I remember a day before Public Art, you know, not long ago when neighbors were civil, when citizens were souled, when statues were nude, and beautiful, when flashers were naked, and arrested, before the days of Art in Public Places.  How the “New” became “crude” is in part, Madison Avenue, in part, ugly attitude, though mostly, the New became crude when subsidized by government’s Affirmative Action.

Why did government meddle in the free exchange of ideas.  Why did government favor Progressive arts, punish Classive arts.  For the obvious cause, societal manipulation, the bone-headed notion that a few know-it-alls know better the tens of millions following the personal choice of heart and mind.  And then there is the corruption of faith, faith in the progress of science, as though science was something other than the informed opinion of impossibly fallible women, and men, something other than commercial interest and political inclination.

exposing oneself as art

If you have suffered an art history text you will know the brain numbing sterility of Hegelian inevitabilities, of disastrously dumb Marxist criticism, the vacuous notion of forward social advancement toward some psychedelic Utopia where loving husbands cheer breasts-growing boys who drown in their wake mighty girls.  Art more than science determines fashion.  As always, science serves fashion in art and ideas.  Science creates nothing.  Science is merely a technical practice.  The making of things is art, or craft.  Most often, craft, as when for fashion a thirteen-year-old girl has her breasts removed without mom’s permission.  You know, dress-up.  Trouble is, the arrogant scientist causes permanent damage.

You will remember the Progressive project of culling the herd, eugenics, a notion proved by science to improve the human condition, a political program instituted by Progressives the world over, Woodrow Wilson to Hitler, to, well, let us pause at Woodrow Wilson who when New Jersey governor signed into law a bill to sterilize the hopelessly defective, the sterilizations, the culling continued into his presidency, into Roosevelt’s presidency with great increase, though not so-fast-as Hitler.  As you know, science serves the good, and scientists are never wrong.

Progressive science improved Art, as you can plainly see.  Social science and political science met in The Federal Art Project (1935) of the WPA, and other socially improving government programs, programs that culled the Classive, steroid pumped the Progressive … as in the Congress for Cultural Freedom, set up with CIA funding in 1950 to promote “Abstract” art.  You might like to know: founding father of the CIA, William Paley, was on the Museum of Modern Art board(MoMA, founded of socialist enthusiasms, 1929); Tom Braden, a first CIA chief, was executive secretary of MoMA; Nelson Rockefeller, president of the MoMA board, increased his wealth by personally collecting and trading, and selling and donating the art and artists he, the museum, and the CIA promoted.  Et cetera.

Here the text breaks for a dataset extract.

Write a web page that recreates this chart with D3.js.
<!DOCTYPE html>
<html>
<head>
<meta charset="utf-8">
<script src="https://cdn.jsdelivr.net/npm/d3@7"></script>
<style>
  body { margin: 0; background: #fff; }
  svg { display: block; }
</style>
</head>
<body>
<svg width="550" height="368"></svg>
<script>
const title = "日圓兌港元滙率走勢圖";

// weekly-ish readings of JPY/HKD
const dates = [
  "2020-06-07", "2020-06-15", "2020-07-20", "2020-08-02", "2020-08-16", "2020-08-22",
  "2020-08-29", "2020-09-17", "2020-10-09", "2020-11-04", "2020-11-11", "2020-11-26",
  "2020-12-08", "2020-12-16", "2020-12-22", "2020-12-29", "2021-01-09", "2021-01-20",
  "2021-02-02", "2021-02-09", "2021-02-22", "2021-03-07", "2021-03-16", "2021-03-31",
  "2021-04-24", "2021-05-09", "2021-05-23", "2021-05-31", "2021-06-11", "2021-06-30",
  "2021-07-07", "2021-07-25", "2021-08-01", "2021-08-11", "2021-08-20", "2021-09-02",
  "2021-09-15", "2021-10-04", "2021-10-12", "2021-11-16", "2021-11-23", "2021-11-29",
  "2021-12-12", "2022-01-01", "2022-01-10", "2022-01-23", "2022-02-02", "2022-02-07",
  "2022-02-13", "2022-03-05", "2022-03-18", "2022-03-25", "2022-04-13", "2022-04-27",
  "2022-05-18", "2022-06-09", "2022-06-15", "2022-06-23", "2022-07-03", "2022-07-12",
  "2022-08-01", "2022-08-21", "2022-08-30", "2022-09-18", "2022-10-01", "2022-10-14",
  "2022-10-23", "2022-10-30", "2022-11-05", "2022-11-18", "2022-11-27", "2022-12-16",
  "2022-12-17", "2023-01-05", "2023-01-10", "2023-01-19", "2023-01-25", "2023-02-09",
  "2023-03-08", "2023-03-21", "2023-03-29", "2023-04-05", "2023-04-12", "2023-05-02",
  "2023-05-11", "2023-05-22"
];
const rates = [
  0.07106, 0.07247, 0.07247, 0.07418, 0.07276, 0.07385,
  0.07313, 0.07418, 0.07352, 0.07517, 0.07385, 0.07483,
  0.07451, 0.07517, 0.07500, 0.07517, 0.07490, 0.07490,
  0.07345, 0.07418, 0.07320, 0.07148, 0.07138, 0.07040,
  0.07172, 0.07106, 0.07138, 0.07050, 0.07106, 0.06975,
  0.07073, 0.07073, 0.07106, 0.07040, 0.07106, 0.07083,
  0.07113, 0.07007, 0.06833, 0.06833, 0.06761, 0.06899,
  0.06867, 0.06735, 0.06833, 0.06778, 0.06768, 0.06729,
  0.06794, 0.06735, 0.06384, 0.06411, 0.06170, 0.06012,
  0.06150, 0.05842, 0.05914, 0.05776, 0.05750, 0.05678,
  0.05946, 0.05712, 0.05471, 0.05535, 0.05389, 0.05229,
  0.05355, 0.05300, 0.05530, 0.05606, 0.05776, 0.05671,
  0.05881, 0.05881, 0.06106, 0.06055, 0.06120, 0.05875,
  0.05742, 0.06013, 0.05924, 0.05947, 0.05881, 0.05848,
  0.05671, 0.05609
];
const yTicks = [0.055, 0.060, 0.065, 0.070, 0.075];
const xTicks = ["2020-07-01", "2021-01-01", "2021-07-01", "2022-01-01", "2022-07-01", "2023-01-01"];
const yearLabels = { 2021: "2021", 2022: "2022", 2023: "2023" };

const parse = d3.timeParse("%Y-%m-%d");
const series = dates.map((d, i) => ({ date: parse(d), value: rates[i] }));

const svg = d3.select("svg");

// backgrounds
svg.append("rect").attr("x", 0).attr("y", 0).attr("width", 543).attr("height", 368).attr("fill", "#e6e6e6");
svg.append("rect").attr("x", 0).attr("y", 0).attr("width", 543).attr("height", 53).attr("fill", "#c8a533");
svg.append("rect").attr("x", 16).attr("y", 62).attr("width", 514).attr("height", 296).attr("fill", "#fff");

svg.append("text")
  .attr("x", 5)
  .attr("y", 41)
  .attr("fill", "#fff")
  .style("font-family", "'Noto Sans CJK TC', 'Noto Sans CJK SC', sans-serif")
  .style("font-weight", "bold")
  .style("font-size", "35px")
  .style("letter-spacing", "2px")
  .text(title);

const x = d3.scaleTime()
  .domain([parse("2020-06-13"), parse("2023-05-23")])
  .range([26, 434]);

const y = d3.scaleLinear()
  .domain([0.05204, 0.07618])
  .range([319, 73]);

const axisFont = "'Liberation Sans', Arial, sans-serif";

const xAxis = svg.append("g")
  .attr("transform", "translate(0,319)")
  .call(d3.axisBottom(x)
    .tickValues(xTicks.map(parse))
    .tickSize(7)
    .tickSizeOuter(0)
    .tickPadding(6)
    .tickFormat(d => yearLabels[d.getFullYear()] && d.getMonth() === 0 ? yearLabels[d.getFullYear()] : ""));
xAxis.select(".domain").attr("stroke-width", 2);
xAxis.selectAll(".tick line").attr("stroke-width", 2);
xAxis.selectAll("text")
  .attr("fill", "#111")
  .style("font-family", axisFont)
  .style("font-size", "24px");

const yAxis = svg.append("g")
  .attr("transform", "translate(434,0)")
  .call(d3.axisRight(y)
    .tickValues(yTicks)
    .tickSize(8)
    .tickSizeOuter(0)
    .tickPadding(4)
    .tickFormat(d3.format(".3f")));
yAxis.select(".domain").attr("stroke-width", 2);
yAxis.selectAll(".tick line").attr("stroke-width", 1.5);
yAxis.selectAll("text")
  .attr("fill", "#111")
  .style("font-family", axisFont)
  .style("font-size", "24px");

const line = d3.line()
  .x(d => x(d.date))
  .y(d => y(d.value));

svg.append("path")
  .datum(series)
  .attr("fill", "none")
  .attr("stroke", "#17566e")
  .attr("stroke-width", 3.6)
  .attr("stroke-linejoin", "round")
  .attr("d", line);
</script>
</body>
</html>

Jumping Fish, Jeff Laramore, maker

Among the CIA-MoMA promotions, “The New American Painting” exhibition which triumphantly occupied every major European city, and which in this country publicly insinuated Progressive art into well-placed stories and onto prominent covers of popular magazines, Time, Life, et cetera.  Soon, government sponsored “free enterprise painting” (N. Rockefeller’s term for Progressive, abstract art) was government-supported by The National Endowment for the Arts (NEA).  As you know, the NEA is a social engineering project based on the N. Rockefeller government program model.

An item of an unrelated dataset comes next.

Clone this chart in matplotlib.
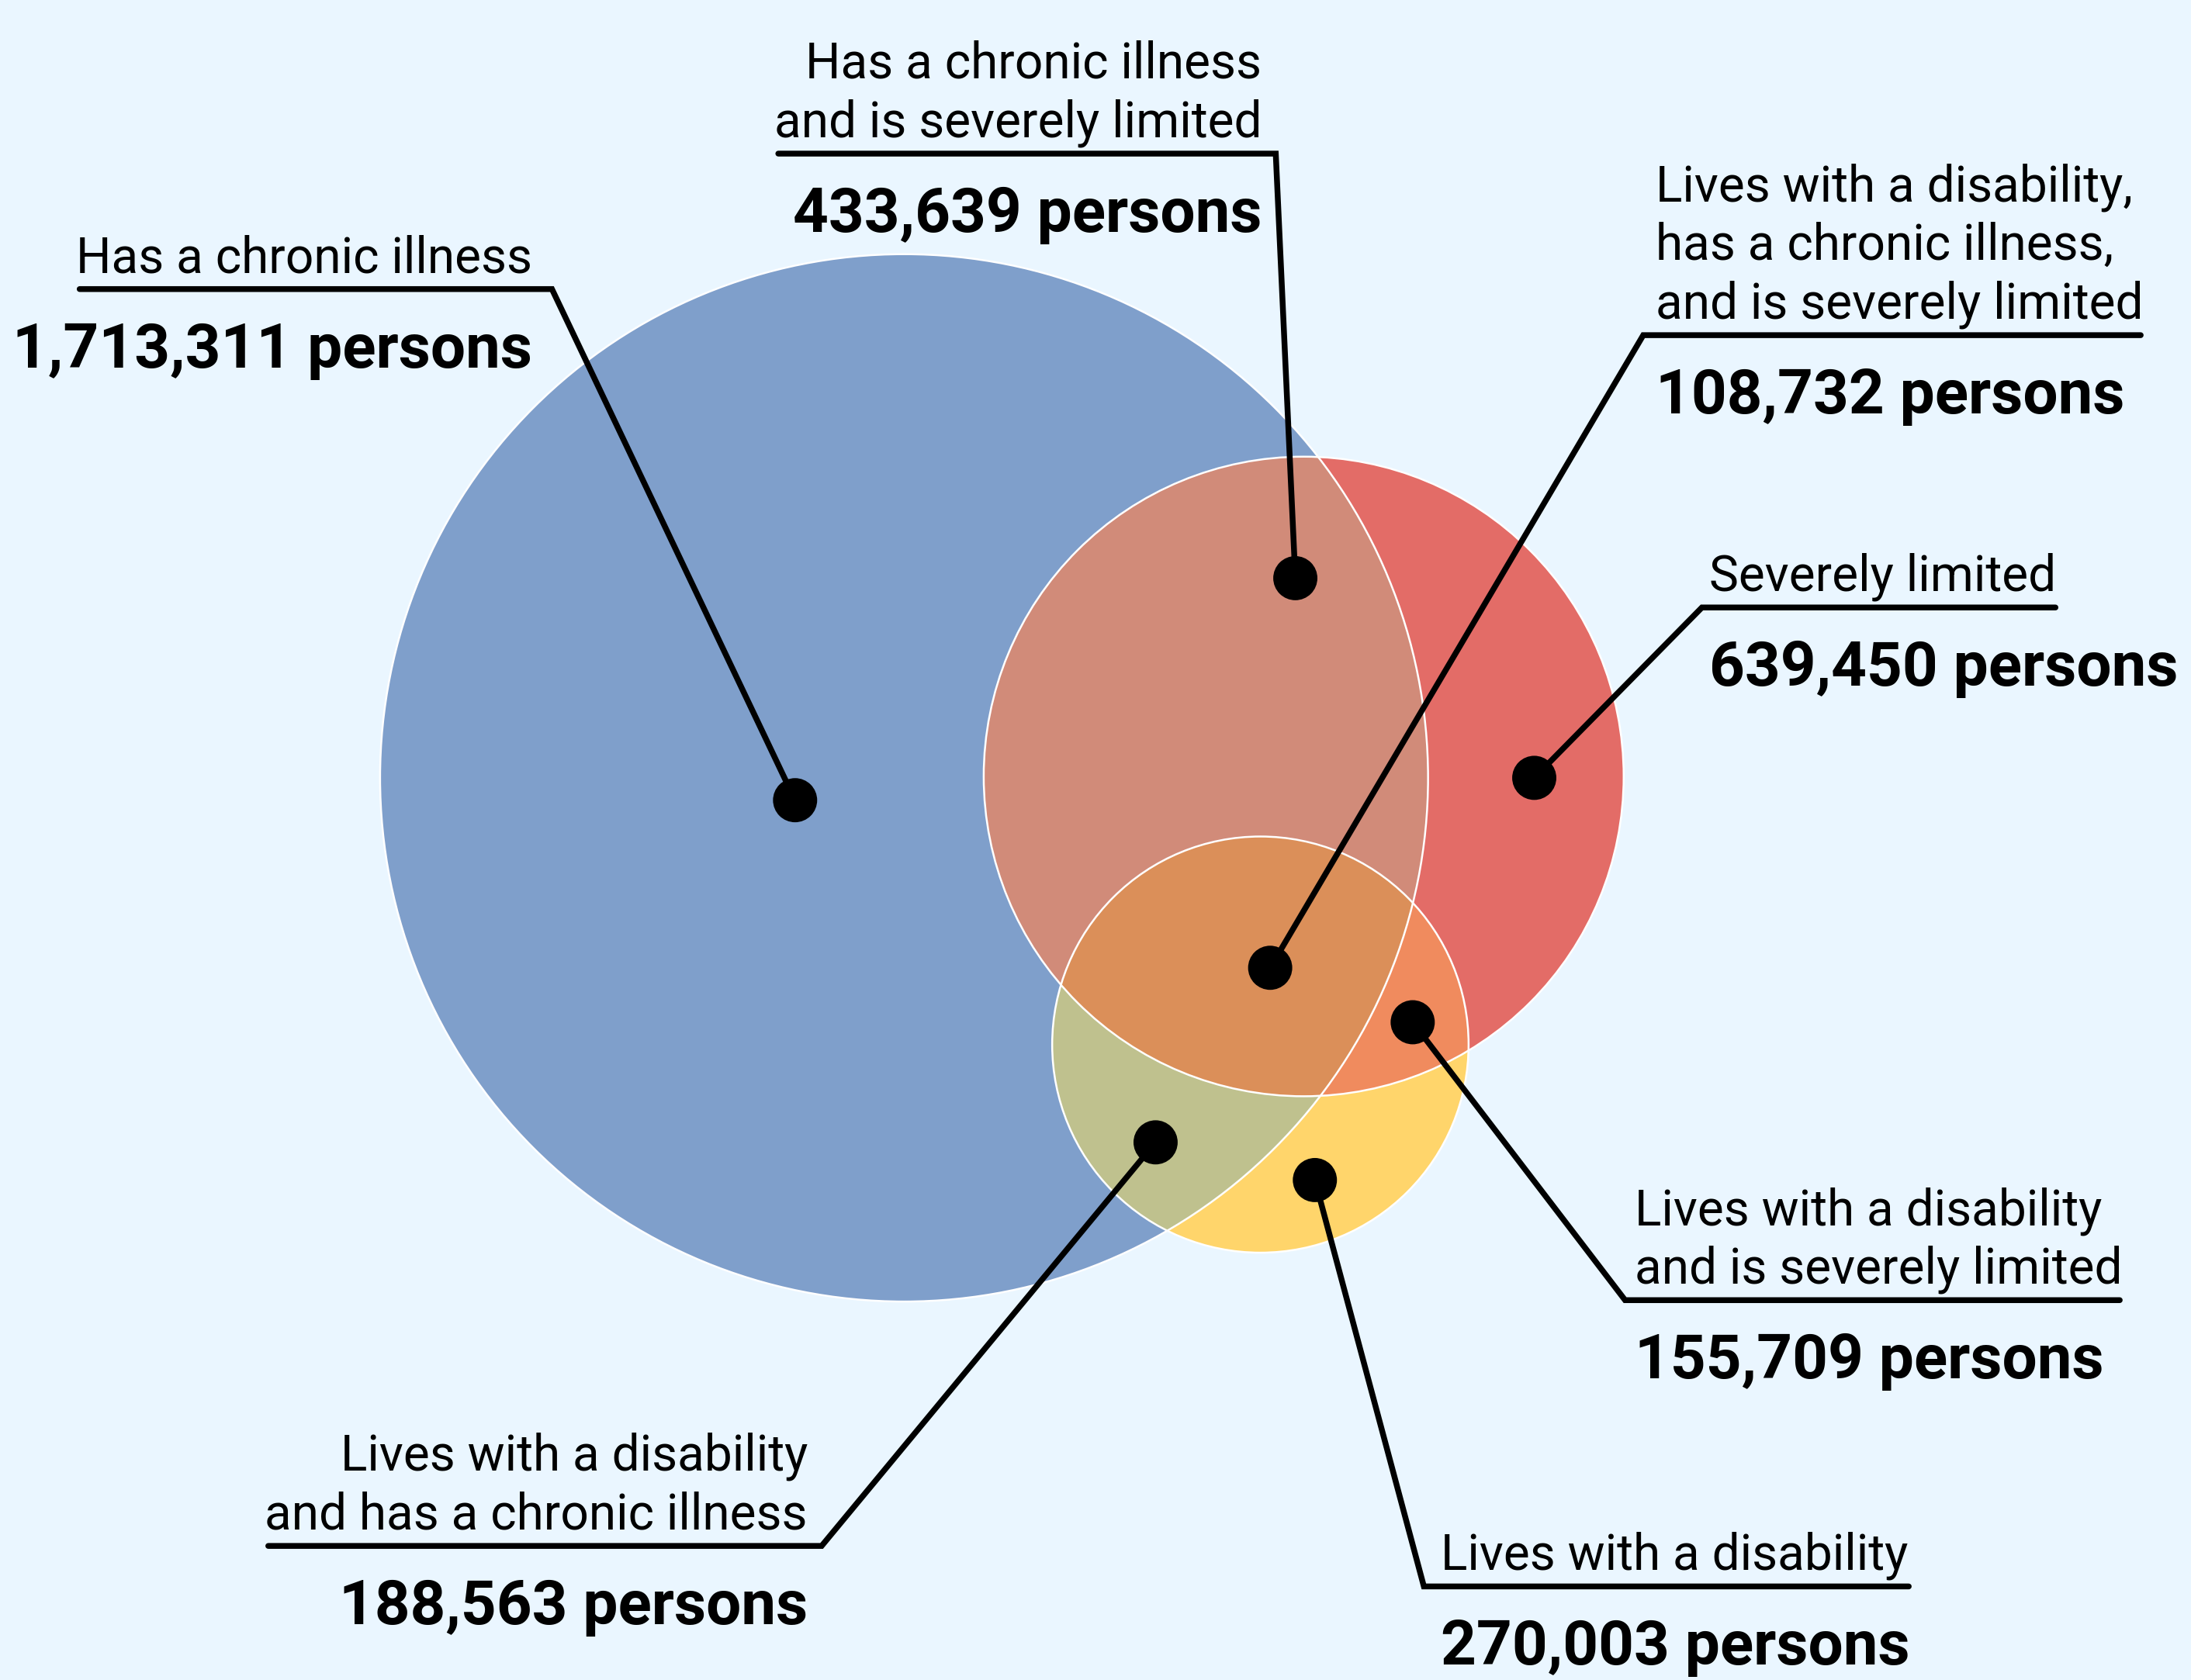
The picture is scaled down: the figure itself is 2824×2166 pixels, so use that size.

My mentor, E. Ray Scott, was the longest serving state art agency director, and I was Archivist of State Art (36 years ago) in an agency that distributed grants and commissions to Progressive artists …  hum, loquaciousness again meanders me away from the present concern: Public Art, Art in Public Places, Civic Art.  Later, I might detail the 100 years of particulars employed by Progressives to shape American cultural identity.  But now, to the topic.

Public Art is not Art in Public Places.  Neither Public Art nor Art in Public Places is Civic Art.  Sculpture is not statuary.  Statuary is not figurative art.  Let us define our terms.

stick figure man, Keith Haring, maker

FIGURATIVE ART

might be a noodle, might be six poles (pole legs, body, arms, head, with a seventh pole or a hole to sex, or rainbow colored to gender).  Figurative art might be a marble ear shape six stories tall, titled “Beethoven”, accompanied by a pedantic didactic sign where nearby a dozen grounded speakers blare the 6th Symphony 24-hours-a-day, seven-days an et cetera.

STATUARY

is, well, you know what statuary is, a statue, souled man ideally formed after the pattern of God, beautifully composed by a transcendent intelligence that extends mind through hand to, well, to your eye and to your mind where ennobled you live into higher things in that quiet realm between time and eternity.  A statue is not merely a body cast as is a doorknob or paperbagged man-on-bench, a statue is the high idea of Man made real, abstract in ideal, fast upon a pedestal, exemplary man alike Adam or David or Washington or Eve; figurative art might be a fingered tin-can wrapped in a pictured butt.

CIVIC ART

is civilizing, classively conceived by a citizen for fellow citizens, formed in beauty to give pleasure, formed in truth to uplift, formed in goodness to bring happiness, formed humanely in the form of man.  As artful as a verse, as useful as a maximum, as necessary as a prayer.

PUBLIC ART

is a headline, the one-line joke, a burb or blob or plop left on a sidewalk, street or public park.  Public Art need not be civic, need not be beautiful, need not be formed in truth; the one requirement of Public Art is that it be public; Public Art need not be artful, or even crafted; Public Art can be a pile of dirt, a stack of bricks, a rusted iron wall that separates a citizen from her city.

ART IN PUBLIC PLACES

is a government program formed to purchase the loyalty of a voting bloc.  Citizens are taxed, the tax dollars are transferred to an constituent who makes a thing that citizens neither want nor like, a picture is taken, a resume is lengthened, and all move on and no one cares except the bureaucrat who is employed by the taxing scheme.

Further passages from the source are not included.